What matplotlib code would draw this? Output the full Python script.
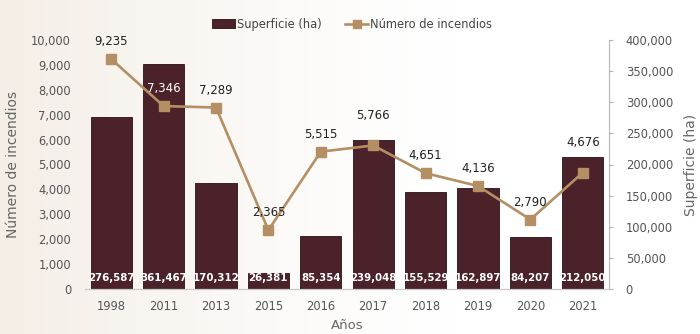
import numpy as np
import matplotlib
matplotlib.use("Agg")
import matplotlib.pyplot as plt
from matplotlib.lines import Line2D
from matplotlib.patches import Patch
from matplotlib.transforms import offset_copy

# Incendios forestales por año
years = ["1998", "2011", "2013", "2015", "2016", "2017", "2018", "2019", "2020", "2021"]
superficie_ha = [276587, 361467, 170312, 26381, 85354, 239048, 155529, 162897, 84207, 212050]
num_incendios = [9235, 7346, 7289, 2365, 5515, 5766, 4651, 4136, 2790, 4676]

BAR_COLOR = "#4b212a"
LINE_COLOR = "#b38f63"
TEXT_COLOR = "#555555"
LABEL_COLOR = "#666666"

# vertical gap (points) between each marker and its value label
label_gap_pt = [12.5, 12.5, 12.5, 12.5, 12.5, 21.5, 12.5, 12.5, 12.5, 21.5]

plt.rcParams["font.family"] = ["DejaVu Sans"]

fig = plt.figure(figsize=(7.0, 3.34), dpi=100)
fig.patch.set_facecolor("white")

# soft cream backdrop fading to white towards the right
bg = fig.add_axes([0, 0, 1, 1], zorder=-10)
xs = np.linspace(0, 1, 400)
fade = np.clip(1 - xs / 0.65, 0, 1) ** 1.3
c0 = np.array([0xf4, 0xee, 0xe6]) / 255.0
row = c0[None, :] * fade[:, None] + (1 - fade[:, None])
bg.imshow(row[None, :, :], aspect="auto", extent=[0, 1, 0, 1])
bg.set_xlim(0, 1)
bg.set_ylim(0, 1)
bg.axis("off")

ax = fig.add_axes([85 / 700, 45 / 334, 524 / 700, 249 / 334])
ax2 = ax.twinx()
ax.set_zorder(ax2.get_zorder() + 1)
ax.patch.set_visible(False)
ax2.patch.set_visible(False)

x = np.arange(len(years))

# bars: burned area (right axis)
ax2.bar(x, superficie_ha, width=0.79, color=BAR_COLOR, edgecolor="#2a1117",
        linewidth=0.6, zorder=2)
ax2.set_ylim(0, 400000)
ax2.set_yticks(np.arange(0, 400001, 50000))
ax2.set_yticklabels([f"{v:,}" for v in range(0, 400001, 50000)])
ax2.tick_params(axis="y", colors=TEXT_COLOR, labelsize=8.3, length=3,
                width=0.8, pad=9, direction="out")
ax2.tick_params(axis="y", color="#b5b5b5")
for side in ["top", "left", "bottom"]:
    ax2.spines[side].set_visible(False)
ax2.spines["right"].set_color("#b5b5b5")
ax2.spines["right"].set_linewidth(0.8)
ax2.set_ylabel("Superficie (ha)", color=LABEL_COLOR, fontsize=10, labelpad=8)

for xi, s in zip(x, superficie_ha):
    ax2.text(xi, 17500, f"{s:,}", ha="center", va="center", color="white",
             fontsize=7.4, fontweight="bold", zorder=3)

# line: number of fires (left axis)
ax.plot(x, num_incendios, color=LINE_COLOR, linewidth=1.9, marker="s",
        markersize=7, zorder=4)
ax.set_ylim(0, 10000)
ax.set_xlim(-0.5, len(years) - 0.5)
ax.set_yticks(np.arange(0, 10001, 1000))
ax.set_yticklabels([f"{v:,}" for v in range(0, 10001, 1000)])
ax.tick_params(axis="y", colors=TEXT_COLOR, labelsize=8.3, length=0, pad=10)
ax.set_xticks(x)
ax.set_xticklabels(years)
ax.tick_params(axis="x", colors=TEXT_COLOR, labelsize=8.3, length=0, pad=8)
for side in ["top", "left", "right"]:
    ax.spines[side].set_visible(False)
ax.spines["bottom"].set_color("#c8c8c8")
ax.spines["bottom"].set_linewidth(0.9)
ax.set_ylabel("Número de incendios", color=LABEL_COLOR, fontsize=10, labelpad=8)
ax.set_xlabel("Años", color=LABEL_COLOR, fontsize=9.5, labelpad=4)

# value labels: white where they sit over a bar, dark otherwise
px_per_unit = (249 / 10000) * 72 / 100  # points per left-axis unit
for xi, n, s, gap in zip(x, num_incendios, superficie_ha, label_gap_pt):
    over_bar = (n + gap / px_per_unit) < s / 40.0
    col = "white" if over_bar else "#222222"
    tr = offset_copy(ax.transData, fig=fig, x=0, y=gap, units="points")
    ax.text(xi, n, f"{n:,}", ha="center", va="center", color=col,
            fontsize=8.5, zorder=5, transform=tr)

handles = [
    Patch(facecolor=BAR_COLOR, edgecolor="#2a1117", linewidth=0.6),
    Line2D([0], [0], color=LINE_COLOR, linewidth=1.9, marker="s", markersize=6),
]
fig.legend(handles, ["Superficie (ha)", "Número de incendios"],
           loc="center", bbox_to_anchor=(0.503, 0.928), ncol=2, frameon=False,
           fontsize=8.3, labelcolor="#444444", handlelength=2.0,
           handletextpad=0.2, columnspacing=2.0)

fig.savefig("out.png", dpi=100, facecolor=fig.get_facecolor())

____

Using the data above, write out every line exactly, leaving the images behind.

What matplotlib code would draw this? Output the full Python script.
import numpy as np
import matplotlib
matplotlib.use("Agg")
import matplotlib.pyplot as plt
from matplotlib.lines import Line2D
from matplotlib.patches import Patch
from matplotlib.transforms import offset_copy

# Incendios forestales por año
years = ["1998", "2011", "2013", "2015", "2016", "2017", "2018", "2019", "2020", "2021"]
superficie_ha = [276587, 361467, 170312, 26381, 85354, 239048, 155529, 162897, 84207, 212050]
num_incendios = [9235, 7346, 7289, 2365, 5515, 5766, 4651, 4136, 2790, 4676]

BAR_COLOR = "#4b212a"
LINE_COLOR = "#b38f63"
TEXT_COLOR = "#555555"
LABEL_COLOR = "#666666"

# vertical gap (points) between each marker and its value label
label_gap_pt = [12.5, 12.5, 12.5, 12.5, 12.5, 21.5, 12.5, 12.5, 12.5, 21.5]

plt.rcParams["font.family"] = ["DejaVu Sans"]

fig = plt.figure(figsize=(7.0, 3.34), dpi=100)
fig.patch.set_facecolor("white")

# soft cream backdrop fading to white towards the right
bg = fig.add_axes([0, 0, 1, 1], zorder=-10)
xs = np.linspace(0, 1, 400)
fade = np.clip(1 - xs / 0.65, 0, 1) ** 1.3
c0 = np.array([0xf4, 0xee, 0xe6]) / 255.0
row = c0[None, :] * fade[:, None] + (1 - fade[:, None])
bg.imshow(row[None, :, :], aspect="auto", extent=[0, 1, 0, 1])
bg.set_xlim(0, 1)
bg.set_ylim(0, 1)
bg.axis("off")

ax = fig.add_axes([85 / 700, 45 / 334, 524 / 700, 249 / 334])
ax2 = ax.twinx()
ax.set_zorder(ax2.get_zorder() + 1)
ax.patch.set_visible(False)
ax2.patch.set_visible(False)

x = np.arange(len(years))

# bars: burned area (right axis)
ax2.bar(x, superficie_ha, width=0.79, color=BAR_COLOR, edgecolor="#2a1117",
        linewidth=0.6, zorder=2)
ax2.set_ylim(0, 400000)
ax2.set_yticks(np.arange(0, 400001, 50000))
ax2.set_yticklabels([f"{v:,}" for v in range(0, 400001, 50000)])
ax2.tick_params(axis="y", colors=TEXT_COLOR, labelsize=8.3, length=3,
                width=0.8, pad=9, direction="out")
ax2.tick_params(axis="y", color="#b5b5b5")
for side in ["top", "left", "bottom"]:
    ax2.spines[side].set_visible(False)
ax2.spines["right"].set_color("#b5b5b5")
ax2.spines["right"].set_linewidth(0.8)
ax2.set_ylabel("Superficie (ha)", color=LABEL_COLOR, fontsize=10, labelpad=8)

for xi, s in zip(x, superficie_ha):
    ax2.text(xi, 17500, f"{s:,}", ha="center", va="center", color="white",
             fontsize=7.4, fontweight="bold", zorder=3)

# line: number of fires (left axis)
ax.plot(x, num_incendios, color=LINE_COLOR, linewidth=1.9, marker="s",
        markersize=7, zorder=4)
ax.set_ylim(0, 10000)
ax.set_xlim(-0.5, len(years) - 0.5)
ax.set_yticks(np.arange(0, 10001, 1000))
ax.set_yticklabels([f"{v:,}" for v in range(0, 10001, 1000)])
ax.tick_params(axis="y", colors=TEXT_COLOR, labelsize=8.3, length=0, pad=10)
ax.set_xticks(x)
ax.set_xticklabels(years)
ax.tick_params(axis="x", colors=TEXT_COLOR, labelsize=8.3, length=0, pad=8)
for side in ["top", "left", "right"]:
    ax.spines[side].set_visible(False)
ax.spines["bottom"].set_color("#c8c8c8")
ax.spines["bottom"].set_linewidth(0.9)
ax.set_ylabel("Número de incendios", color=LABEL_COLOR, fontsize=10, labelpad=8)
ax.set_xlabel("Años", color=LABEL_COLOR, fontsize=9.5, labelpad=4)

# value labels: white where they sit over a bar, dark otherwise
px_per_unit = (249 / 10000) * 72 / 100  # points per left-axis unit
for xi, n, s, gap in zip(x, num_incendios, superficie_ha, label_gap_pt):
    over_bar = (n + gap / px_per_unit) < s / 40.0
    col = "white" if over_bar else "#222222"
    tr = offset_copy(ax.transData, fig=fig, x=0, y=gap, units="points")
    ax.text(xi, n, f"{n:,}", ha="center", va="center", color=col,
            fontsize=8.5, zorder=5, transform=tr)

handles = [
    Patch(facecolor=BAR_COLOR, edgecolor="#2a1117", linewidth=0.6),
    Line2D([0], [0], color=LINE_COLOR, linewidth=1.9, marker="s", markersize=6),
]
fig.legend(handles, ["Superficie (ha)", "Número de incendios"],
           loc="center", bbox_to_anchor=(0.503, 0.928), ncol=2, frameon=False,
           fontsize=8.3, labelcolor="#444444", handlelength=2.0,
           handletextpad=0.2, columnspacing=2.0)

fig.savefig("out.png", dpi=100, facecolor=fig.get_facecolor())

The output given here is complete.